COP27: Civil society groups report surveillance and intimidation

Alexandros Michailidis, Shutterstock

"Civil society groups report surveillance and intimidation at Cop27", 10 November 2022

Members of civil society attending Cop27 have described how surveillance and intimidation by the Egyptian authorities is threatening their participation in the climate conference. Problems reported by attenders include overt surveillance, control of their meetings by conference staff and problems with accommodation.

International civil society participants, all of whom requested anonymity for their protection, told the Guardian how uniformed or plainclothes conference staff supposedly on hand to provide security, technical, or cleaning assistance to delegates, seemed preoccupied with surveilling them and controlling their activities rather than providing support.

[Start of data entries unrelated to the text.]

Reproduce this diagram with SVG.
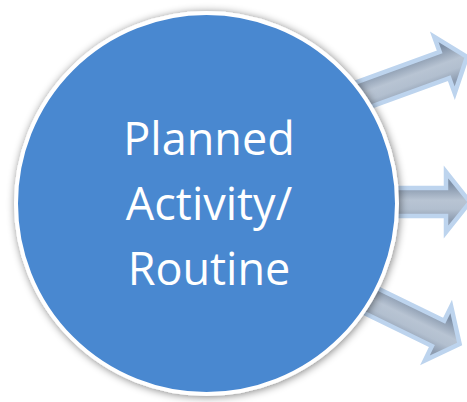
<svg xmlns="http://www.w3.org/2000/svg" xmlns:xlink="http://www.w3.org/1999/xlink" width="467" height="402" viewBox="0 0 467 402">
  <defs>
    <style>
      .arrow { fill: url(#shaftGrad); stroke: #bdd4ee; stroke-width: 4.5; stroke-linejoin: miter; stroke-miterlimit: 10; }
      .node-circle { fill: #4a88d0; stroke: #ffffff; stroke-width: 4; }
      .label { font-family: "Open Sans", "Liberation Sans", sans-serif; font-size: 45px; fill: #ffffff; text-anchor: middle; }
    </style>
    <linearGradient id="shaftGrad" gradientUnits="userSpaceOnUse" x1="0" y1="-18" x2="0" y2="18">
      <stop offset="0" stop-color="#7f90a6"/>
      <stop offset="0.45" stop-color="#b8c4d3"/>
      <stop offset="0.7" stop-color="#b2bfcf"/>
      <stop offset="1" stop-color="#8e9db1"/>
    </linearGradient>
    <filter id="shadow" x="-20%" y="-20%" width="140%" height="140%">
      <feGaussianBlur in="SourceAlpha" stdDeviation="4"/>
      <feOffset dx="1" dy="1" result="b"/>
      <feComponentTransfer><feFuncA type="linear" slope="0.5"/></feComponentTransfer>
      <feMerge><feMergeNode/><feMergeNode in="SourceGraphic"/></feMerge>
    </filter>
    <path id="arrowShape" d="M-40,-14 L52,-14 L52,-30 L76,0 L52,30 L52,14 L-40,14 Z"/>
  </defs>
  <g id="connectors">
    <use xlink:href="#arrowShape" href="#arrowShape" class="arrow" transform="translate(395.6,82.8) rotate(-20)"/>
    <use xlink:href="#arrowShape" href="#arrowShape" class="arrow" transform="translate(394,202)"/>
    <use xlink:href="#arrowShape" href="#arrowShape" class="arrow" transform="translate(391.3,310.6) rotate(26)"/>
  </g>
  <g id="node-planned-activity">
    <circle class="node-circle" cx="206.5" cy="203.5" r="190.5" filter="url(#shadow)"/>
    <text class="label" x="209" y="155">Planned</text>
    <text class="label" x="209" y="220">Activity/</text>
    <text class="label" x="209" y="285">Routine</text>
  </g>
</svg>
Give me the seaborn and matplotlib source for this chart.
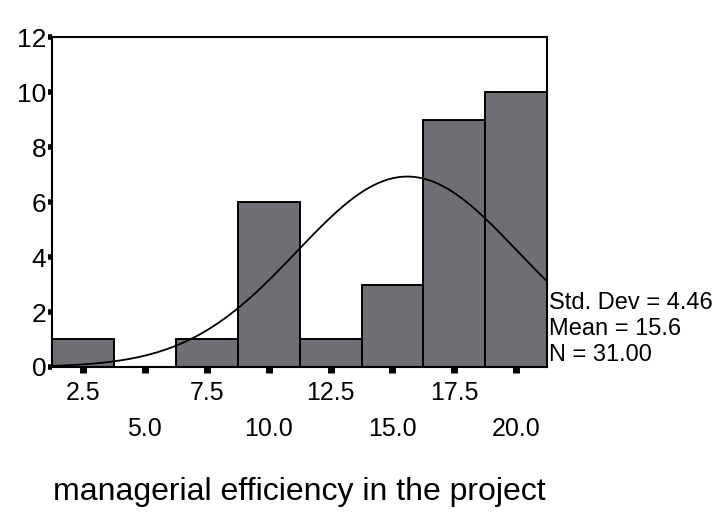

“Just talking about the word activism means you are very quickly surrounded by people eavesdropping on you,” said one. Conference staff, he said, repeatedly surrounded civil society delegates to create an atmosphere of discomfort if they mentioned the word activism in conversation, or tried to discuss it with colleagues...

For those who attended the conference, especially high-profile Egyptian activists, the surveillance was overt. One delegate provided a photo of a suspected plainclothes member of the Egyptian security services openly filming Sanaa Seif, the sister of jailed British-Egyptian hunger strike Alaa Abd el-Fattah, with his phone when she held a press conference at Cop27. Pro-government MP Amr Darwish attempted to disrupt Seif’s press conference.

A member of civil society from Egypt said the surveillance and intimidation was “signalling to everyone that we have to behave, or else. It’s really very hard,” he said. “Unlike other Cops, everyone seems to feel afraid due to this surveillance. There’s less activity, you don’t feel the spirit of the event, a push for climate activism and against the big polluters...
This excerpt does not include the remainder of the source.